#### [TO BE DONE]
Print, word for word, the opening line of the data below and every line after it through the line that contains "0.478, 0.467, 0.499];", but not the pictures.

#### [DATA]
- - -

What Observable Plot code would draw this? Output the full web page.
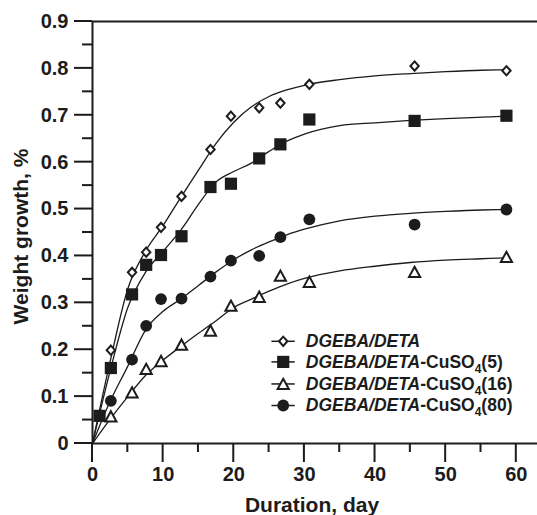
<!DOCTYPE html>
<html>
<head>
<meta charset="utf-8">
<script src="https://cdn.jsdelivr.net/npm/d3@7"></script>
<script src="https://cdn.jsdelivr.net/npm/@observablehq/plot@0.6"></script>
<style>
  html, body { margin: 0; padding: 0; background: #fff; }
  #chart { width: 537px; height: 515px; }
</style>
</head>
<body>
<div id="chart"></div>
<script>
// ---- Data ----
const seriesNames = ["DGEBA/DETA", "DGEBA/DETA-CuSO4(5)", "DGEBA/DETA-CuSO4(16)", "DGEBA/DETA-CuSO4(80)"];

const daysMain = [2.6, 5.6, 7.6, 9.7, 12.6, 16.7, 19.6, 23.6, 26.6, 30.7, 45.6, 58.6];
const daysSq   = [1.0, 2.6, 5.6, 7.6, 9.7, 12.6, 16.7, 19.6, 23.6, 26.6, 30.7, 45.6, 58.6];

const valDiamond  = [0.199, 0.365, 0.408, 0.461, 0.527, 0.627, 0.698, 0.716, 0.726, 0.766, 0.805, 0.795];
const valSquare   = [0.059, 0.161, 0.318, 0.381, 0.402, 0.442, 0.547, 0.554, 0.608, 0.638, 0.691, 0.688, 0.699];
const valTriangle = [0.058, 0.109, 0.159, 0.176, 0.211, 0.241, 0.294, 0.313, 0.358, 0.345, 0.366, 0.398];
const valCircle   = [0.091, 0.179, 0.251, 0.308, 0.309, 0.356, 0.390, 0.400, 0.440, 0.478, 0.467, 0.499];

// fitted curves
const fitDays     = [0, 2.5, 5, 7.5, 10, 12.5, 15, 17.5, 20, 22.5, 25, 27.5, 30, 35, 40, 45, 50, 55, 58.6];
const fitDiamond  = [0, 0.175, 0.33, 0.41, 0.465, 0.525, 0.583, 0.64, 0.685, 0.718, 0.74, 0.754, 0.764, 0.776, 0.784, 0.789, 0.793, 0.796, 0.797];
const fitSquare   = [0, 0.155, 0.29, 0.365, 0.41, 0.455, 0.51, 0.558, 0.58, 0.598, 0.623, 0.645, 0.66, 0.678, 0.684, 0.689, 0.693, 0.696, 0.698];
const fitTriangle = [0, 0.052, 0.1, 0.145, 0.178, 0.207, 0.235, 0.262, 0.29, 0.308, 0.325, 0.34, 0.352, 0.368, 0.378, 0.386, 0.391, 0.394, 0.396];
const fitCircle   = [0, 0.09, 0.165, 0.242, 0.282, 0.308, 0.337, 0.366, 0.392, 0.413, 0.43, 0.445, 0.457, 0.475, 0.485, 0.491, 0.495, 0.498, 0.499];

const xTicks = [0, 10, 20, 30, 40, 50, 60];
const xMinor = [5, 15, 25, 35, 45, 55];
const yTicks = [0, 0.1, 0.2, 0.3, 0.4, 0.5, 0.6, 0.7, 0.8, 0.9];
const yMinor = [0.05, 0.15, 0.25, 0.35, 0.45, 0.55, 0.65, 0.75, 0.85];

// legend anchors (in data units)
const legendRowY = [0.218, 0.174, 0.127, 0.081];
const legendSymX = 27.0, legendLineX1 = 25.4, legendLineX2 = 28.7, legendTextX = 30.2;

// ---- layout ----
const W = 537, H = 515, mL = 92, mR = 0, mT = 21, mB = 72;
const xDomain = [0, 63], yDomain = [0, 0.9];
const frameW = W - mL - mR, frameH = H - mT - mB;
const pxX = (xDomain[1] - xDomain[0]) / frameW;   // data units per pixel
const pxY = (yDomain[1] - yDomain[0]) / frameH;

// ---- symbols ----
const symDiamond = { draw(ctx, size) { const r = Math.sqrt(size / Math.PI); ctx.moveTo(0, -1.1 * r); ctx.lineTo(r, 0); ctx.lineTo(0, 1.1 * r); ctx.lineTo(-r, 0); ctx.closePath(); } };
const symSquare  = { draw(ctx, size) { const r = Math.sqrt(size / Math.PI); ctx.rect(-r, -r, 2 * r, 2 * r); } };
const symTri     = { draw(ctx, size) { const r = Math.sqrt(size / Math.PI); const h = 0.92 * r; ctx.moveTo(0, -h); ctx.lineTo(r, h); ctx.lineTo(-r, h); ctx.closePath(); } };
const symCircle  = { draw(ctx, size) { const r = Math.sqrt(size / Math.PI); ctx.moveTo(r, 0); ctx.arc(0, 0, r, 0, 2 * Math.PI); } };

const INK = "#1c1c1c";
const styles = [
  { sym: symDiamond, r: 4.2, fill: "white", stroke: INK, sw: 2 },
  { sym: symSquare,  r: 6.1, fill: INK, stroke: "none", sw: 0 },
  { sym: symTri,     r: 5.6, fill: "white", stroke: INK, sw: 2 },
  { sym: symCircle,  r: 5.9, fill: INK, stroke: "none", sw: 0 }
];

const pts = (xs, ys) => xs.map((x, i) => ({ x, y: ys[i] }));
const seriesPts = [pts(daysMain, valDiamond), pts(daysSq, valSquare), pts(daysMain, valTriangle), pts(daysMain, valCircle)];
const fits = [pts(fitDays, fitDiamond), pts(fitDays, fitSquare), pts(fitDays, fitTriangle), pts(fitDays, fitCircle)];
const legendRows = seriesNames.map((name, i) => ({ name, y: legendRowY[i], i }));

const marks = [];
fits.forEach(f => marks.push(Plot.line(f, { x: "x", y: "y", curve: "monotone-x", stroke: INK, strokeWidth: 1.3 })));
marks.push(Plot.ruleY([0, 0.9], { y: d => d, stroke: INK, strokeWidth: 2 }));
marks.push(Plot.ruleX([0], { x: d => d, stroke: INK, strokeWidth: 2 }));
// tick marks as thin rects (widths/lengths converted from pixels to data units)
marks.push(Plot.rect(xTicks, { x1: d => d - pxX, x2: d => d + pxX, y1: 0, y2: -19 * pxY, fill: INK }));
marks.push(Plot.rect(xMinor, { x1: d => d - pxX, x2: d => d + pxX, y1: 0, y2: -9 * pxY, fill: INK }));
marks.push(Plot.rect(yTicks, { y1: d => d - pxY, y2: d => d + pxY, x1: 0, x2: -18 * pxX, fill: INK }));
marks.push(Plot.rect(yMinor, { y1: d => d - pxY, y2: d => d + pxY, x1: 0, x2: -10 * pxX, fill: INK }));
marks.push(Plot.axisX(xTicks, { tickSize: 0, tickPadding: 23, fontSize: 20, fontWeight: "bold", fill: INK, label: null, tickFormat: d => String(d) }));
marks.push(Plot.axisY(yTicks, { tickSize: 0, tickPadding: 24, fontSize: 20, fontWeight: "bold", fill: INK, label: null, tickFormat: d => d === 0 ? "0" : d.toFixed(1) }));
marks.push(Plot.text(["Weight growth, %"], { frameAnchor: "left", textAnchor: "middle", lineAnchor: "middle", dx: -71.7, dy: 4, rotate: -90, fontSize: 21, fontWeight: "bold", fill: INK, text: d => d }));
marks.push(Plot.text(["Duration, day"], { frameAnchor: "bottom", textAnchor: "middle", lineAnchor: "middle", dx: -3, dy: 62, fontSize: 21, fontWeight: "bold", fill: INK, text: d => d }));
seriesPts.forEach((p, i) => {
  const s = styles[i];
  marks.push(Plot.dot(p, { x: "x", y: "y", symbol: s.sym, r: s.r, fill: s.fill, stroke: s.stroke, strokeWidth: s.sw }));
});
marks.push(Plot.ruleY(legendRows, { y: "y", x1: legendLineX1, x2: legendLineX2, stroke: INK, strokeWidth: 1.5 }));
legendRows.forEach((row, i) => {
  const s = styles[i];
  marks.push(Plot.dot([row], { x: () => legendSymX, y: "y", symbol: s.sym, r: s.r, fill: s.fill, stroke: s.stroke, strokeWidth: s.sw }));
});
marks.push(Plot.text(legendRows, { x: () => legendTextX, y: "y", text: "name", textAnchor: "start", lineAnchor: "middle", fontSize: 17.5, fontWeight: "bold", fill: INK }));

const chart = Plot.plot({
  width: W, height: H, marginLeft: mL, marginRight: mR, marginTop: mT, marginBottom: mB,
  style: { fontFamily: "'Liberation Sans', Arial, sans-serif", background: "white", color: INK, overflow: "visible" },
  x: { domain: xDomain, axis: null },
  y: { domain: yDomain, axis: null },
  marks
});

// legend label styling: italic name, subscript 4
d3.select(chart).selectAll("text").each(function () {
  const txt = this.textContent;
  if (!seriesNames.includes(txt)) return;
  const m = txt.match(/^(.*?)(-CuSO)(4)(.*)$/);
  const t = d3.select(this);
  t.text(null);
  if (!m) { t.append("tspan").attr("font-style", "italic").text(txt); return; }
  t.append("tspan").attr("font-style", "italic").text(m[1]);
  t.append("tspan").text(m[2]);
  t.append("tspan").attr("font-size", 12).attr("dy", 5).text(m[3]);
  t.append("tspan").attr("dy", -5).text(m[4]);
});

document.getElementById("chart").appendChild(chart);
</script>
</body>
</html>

- - -

#### [SOLUTION]
What Observable Plot code would draw this? Output the full web page.
<!DOCTYPE html>
<html>
<head>
<meta charset="utf-8">
<script src="https://cdn.jsdelivr.net/npm/d3@7"></script>
<script src="https://cdn.jsdelivr.net/npm/@observablehq/plot@0.6"></script>
<style>
  html, body { margin: 0; padding: 0; background: #fff; }
  #chart { width: 537px; height: 515px; }
</style>
</head>
<body>
<div id="chart"></div>
<script>
// ---- Data ----
const seriesNames = ["DGEBA/DETA", "DGEBA/DETA-CuSO4(5)", "DGEBA/DETA-CuSO4(16)", "DGEBA/DETA-CuSO4(80)"];

const daysMain = [2.6, 5.6, 7.6, 9.7, 12.6, 16.7, 19.6, 23.6, 26.6, 30.7, 45.6, 58.6];
const daysSq   = [1.0, 2.6, 5.6, 7.6, 9.7, 12.6, 16.7, 19.6, 23.6, 26.6, 30.7, 45.6, 58.6];

const valDiamond  = [0.199, 0.365, 0.408, 0.461, 0.527, 0.627, 0.698, 0.716, 0.726, 0.766, 0.805, 0.795];
const valSquare   = [0.059, 0.161, 0.318, 0.381, 0.402, 0.442, 0.547, 0.554, 0.608, 0.638, 0.691, 0.688, 0.699];
const valTriangle = [0.058, 0.109, 0.159, 0.176, 0.211, 0.241, 0.294, 0.313, 0.358, 0.345, 0.366, 0.398];
const valCircle   = [0.091, 0.179, 0.251, 0.308, 0.309, 0.356, 0.390, 0.400, 0.440, 0.478, 0.467, 0.499];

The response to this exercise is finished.